** Exercise directions **
Take each line containing the word "with" and copy it.

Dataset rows
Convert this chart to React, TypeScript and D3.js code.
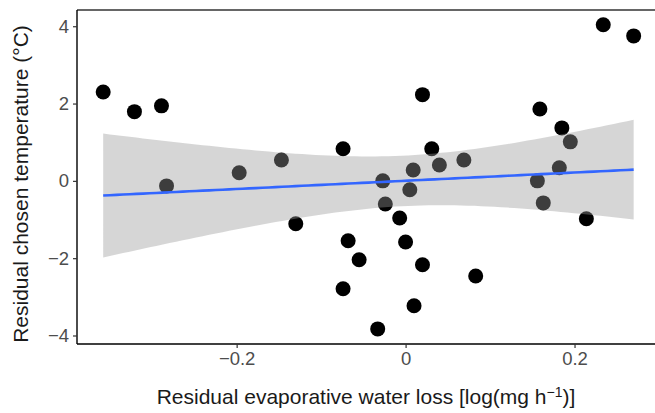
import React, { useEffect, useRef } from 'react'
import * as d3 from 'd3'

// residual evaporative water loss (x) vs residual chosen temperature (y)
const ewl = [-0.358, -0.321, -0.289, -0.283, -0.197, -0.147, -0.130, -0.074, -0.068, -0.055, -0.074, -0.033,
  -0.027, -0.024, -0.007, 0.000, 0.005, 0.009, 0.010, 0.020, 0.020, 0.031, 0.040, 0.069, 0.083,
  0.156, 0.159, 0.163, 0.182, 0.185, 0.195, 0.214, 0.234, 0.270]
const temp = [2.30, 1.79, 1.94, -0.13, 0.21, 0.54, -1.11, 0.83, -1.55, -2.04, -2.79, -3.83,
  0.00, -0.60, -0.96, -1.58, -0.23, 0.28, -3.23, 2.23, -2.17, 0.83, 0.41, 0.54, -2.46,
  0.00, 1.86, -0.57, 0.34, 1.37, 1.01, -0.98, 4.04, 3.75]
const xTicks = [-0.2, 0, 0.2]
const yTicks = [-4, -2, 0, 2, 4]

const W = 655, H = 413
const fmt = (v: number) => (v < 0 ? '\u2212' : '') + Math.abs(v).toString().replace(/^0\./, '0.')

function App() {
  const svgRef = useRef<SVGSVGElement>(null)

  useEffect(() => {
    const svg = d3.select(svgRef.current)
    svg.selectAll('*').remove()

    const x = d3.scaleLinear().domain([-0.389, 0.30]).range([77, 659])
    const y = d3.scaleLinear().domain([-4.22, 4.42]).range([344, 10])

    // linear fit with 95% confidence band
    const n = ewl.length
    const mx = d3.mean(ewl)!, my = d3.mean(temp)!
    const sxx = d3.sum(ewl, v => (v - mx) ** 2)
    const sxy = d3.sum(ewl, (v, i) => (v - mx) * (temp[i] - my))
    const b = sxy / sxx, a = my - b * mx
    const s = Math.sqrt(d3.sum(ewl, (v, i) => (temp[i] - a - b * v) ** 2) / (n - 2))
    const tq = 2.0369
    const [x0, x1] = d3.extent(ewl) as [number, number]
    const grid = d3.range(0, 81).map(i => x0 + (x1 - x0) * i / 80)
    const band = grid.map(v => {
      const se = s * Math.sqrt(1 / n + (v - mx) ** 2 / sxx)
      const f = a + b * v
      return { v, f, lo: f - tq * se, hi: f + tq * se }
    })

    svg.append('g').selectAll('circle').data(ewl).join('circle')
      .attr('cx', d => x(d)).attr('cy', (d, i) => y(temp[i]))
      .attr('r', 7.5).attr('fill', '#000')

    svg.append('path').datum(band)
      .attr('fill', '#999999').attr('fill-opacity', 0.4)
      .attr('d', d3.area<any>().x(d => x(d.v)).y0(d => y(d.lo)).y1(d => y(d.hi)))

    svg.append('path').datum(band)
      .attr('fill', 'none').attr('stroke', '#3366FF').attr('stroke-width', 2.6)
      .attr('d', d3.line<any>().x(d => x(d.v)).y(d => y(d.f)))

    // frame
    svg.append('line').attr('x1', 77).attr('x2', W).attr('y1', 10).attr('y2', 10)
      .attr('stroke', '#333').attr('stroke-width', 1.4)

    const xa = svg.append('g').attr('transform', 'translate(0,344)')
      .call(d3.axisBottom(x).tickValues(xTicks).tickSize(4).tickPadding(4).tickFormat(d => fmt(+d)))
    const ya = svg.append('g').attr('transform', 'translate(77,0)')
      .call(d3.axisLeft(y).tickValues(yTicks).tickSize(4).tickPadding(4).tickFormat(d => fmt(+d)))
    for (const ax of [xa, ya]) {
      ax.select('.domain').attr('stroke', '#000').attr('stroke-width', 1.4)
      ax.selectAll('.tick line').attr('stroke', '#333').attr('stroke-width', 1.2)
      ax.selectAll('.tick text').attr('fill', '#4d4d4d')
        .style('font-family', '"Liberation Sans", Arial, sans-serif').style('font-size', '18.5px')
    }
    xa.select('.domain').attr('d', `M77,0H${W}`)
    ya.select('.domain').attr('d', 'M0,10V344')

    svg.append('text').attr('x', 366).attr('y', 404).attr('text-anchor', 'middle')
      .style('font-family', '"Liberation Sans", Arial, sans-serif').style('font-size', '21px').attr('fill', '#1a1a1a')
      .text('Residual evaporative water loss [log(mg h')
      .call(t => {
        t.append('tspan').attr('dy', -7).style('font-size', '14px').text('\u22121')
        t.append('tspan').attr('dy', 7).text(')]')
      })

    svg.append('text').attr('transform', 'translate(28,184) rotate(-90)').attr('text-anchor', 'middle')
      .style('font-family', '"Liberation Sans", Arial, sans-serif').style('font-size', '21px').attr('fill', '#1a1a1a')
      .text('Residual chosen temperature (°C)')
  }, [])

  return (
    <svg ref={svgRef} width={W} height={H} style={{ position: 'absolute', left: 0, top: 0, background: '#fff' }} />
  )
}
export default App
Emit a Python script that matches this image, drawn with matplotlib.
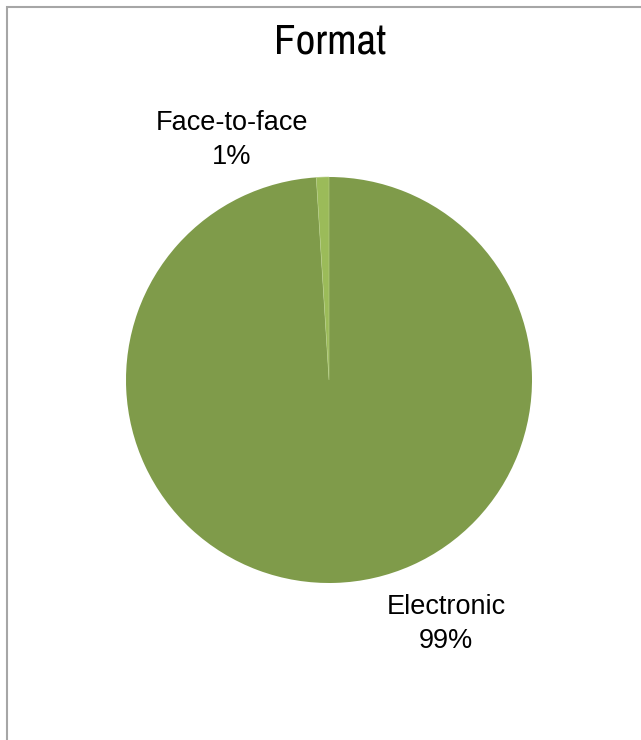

** Full response **
    // linear fit with 95% confidence band
Emit a Python script that matches this image, drawn with matplotlib.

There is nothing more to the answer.